Un député RNà franceinfo
"Elle croit avoir fait le coup politique de l'année avec son sourire en coin, mais je crois qu'elle a surtout bien fait de citer Edith Cresson, car je lui vois le même destin", tacle encore ce député RN anonyme. Chez LFI, les critiques sont toutes aussi acerbes. "Je ne comprends pas ce choix. Mais vu que pour Gérald Darmanin, nous sommes des ennemis, cela ne me surprend pas", peste Manuel Bompard, député des Bouches-du-Rhône.
"Elisabeth Borne a peut-être senti qu'avec certains groupes, il n'y avait pas d'écoute possible, mais je n'y vois ni un signe politique ni un signe d'une marginalisation du RN ou de LFI."
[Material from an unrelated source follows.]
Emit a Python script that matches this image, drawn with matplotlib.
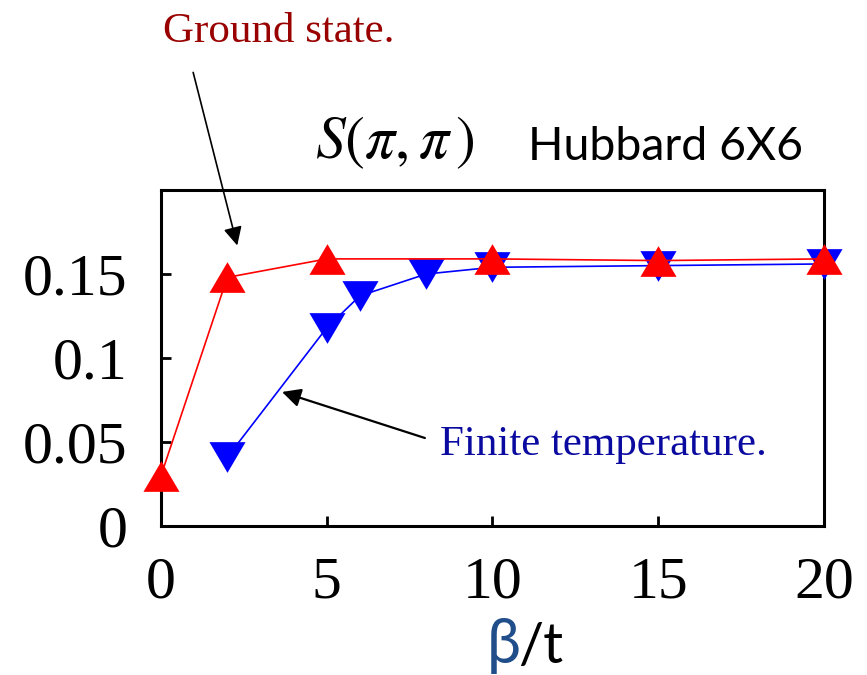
import matplotlib
matplotlib.use("Agg")
import matplotlib.pyplot as plt
import numpy as np

# ground state (red up-triangles) and finite temperature (blue down-triangles)
beta_ground = [0, 2, 5, 10, 15, 20]
s_ground = [0.030, 0.148, 0.159, 0.159, 0.158, 0.159]

beta_finite = [2, 5, 6, 8, 10, 15, 20]
s_finite = [0.041, 0.118, 0.137, 0.150, 0.154, 0.155, 0.156]

x_ticks = [0, 5, 10, 15, 20]
y_ticks = [0, 0.05, 0.1, 0.15]
y_tick_labels = ["0", "0.05", "0.1", "0.15"]

SERIF = ["Liberation Serif", "DejaVu Serif"]
SANS = ["Lato", "DejaVu Sans"]

plt.rcParams["mathtext.fontset"] = "stix"

fig = plt.figure(figsize=(8.67, 6.75), dpi=100)
ax = fig.add_axes([0.1857, 0.2207, 0.9504 - 0.1857, 0.7185 - 0.2207])

up_tri = [(0, 0.85), (-1, -0.85), (1, -0.85), (0, 0.85)]
down_tri = [(0, -0.85), (-1, 0.85), (1, 0.85), (0, -0.85)]

ax.plot(beta_finite, s_finite, color="#0000ff", lw=1.2, marker=down_tri,
        ms=26, mec="none", clip_on=False, zorder=3)
ax.plot(beta_ground, s_ground, color="#ff0000", lw=1.2, marker=up_tri,
        ms=26, mec="none", clip_on=False, zorder=4)

ax.set_xlim(0, 20)
ax.set_ylim(0, 0.2)
ax.set_xticks(x_ticks)
ax.set_yticks(y_ticks)
ax.set_yticklabels(y_tick_labels)
for lab in ax.get_xticklabels() + ax.get_yticklabels():
    lab.set_family(SERIF)
    lab.set_fontsize(43)
ax.tick_params(axis="both", direction="in", length=7, width=2)
ax.tick_params(axis="x", pad=22)
ax.tick_params(axis="y", pad=24)
for sp in ax.spines.values():
    sp.set_linewidth(2.2)

# titles and labels
fig.text(0.188, 0.938, "Ground state.", color="#990000", family=SERIF,
         fontsize=31, va="baseline", ha="left")
fig.text(0.5075, 0.326, "Finite temperature.", color="#0a0aa0", family=SERIF,
         fontsize=31, va="baseline", ha="left")
fig.text(0.363, 0.766, r"$S(\pi,\pi\,)$", fontsize=43, va="baseline", ha="left")
fig.text(0.609, 0.763, "Hubbard 6X6", family=SANS, fontsize=33.5,
         va="baseline", ha="left")
fig.text(0.561, 0.018, "β", color="#1f4e8a", family=SANS, fontsize=44,
         va="baseline", ha="left")
fig.text(0.598, 0.018, "/t", color="black", family=SANS, fontsize=40,
         va="baseline", ha="left")

# arrows pointing at the curves
ax.annotate("", xy=(2.3, 0.167), xytext=(0.97, 0.270), annotation_clip=False,
            arrowprops=dict(arrowstyle="-|>", color="black", lw=1.2,
                            mutation_scale=28, shrinkA=0, shrinkB=0))
ax.annotate("", xy=(3.65, 0.0798), xytext=(7.96, 0.0524), annotation_clip=False,
            arrowprops=dict(arrowstyle="-|>", color="black", lw=1.6,
                            mutation_scale=28, shrinkA=0, shrinkB=0))

fig.savefig("out.png", dpi=100)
Jean-Paul Mattei, président du groupe MoDem à l'Assemblée nationaleà franceinfo
Cette décision d'exclure ces deux familles politiques de son discours et donc l'éventualité de travailler avec eux durant le quinquennat, l'entourage de la Première ministre l'assume. La raison : la motion de censure déposée par la coalition de gauche contre le gouvernement, une demi-heure seulement avant la déclaration de politique générale d'Elisabeth Borne. "La motion de censure de la France insoumise avant même que la prise de parole de la Première ministre ne soit prononcée ne vous a pas échappé", confie l'entourage d'Elisabeth Borne.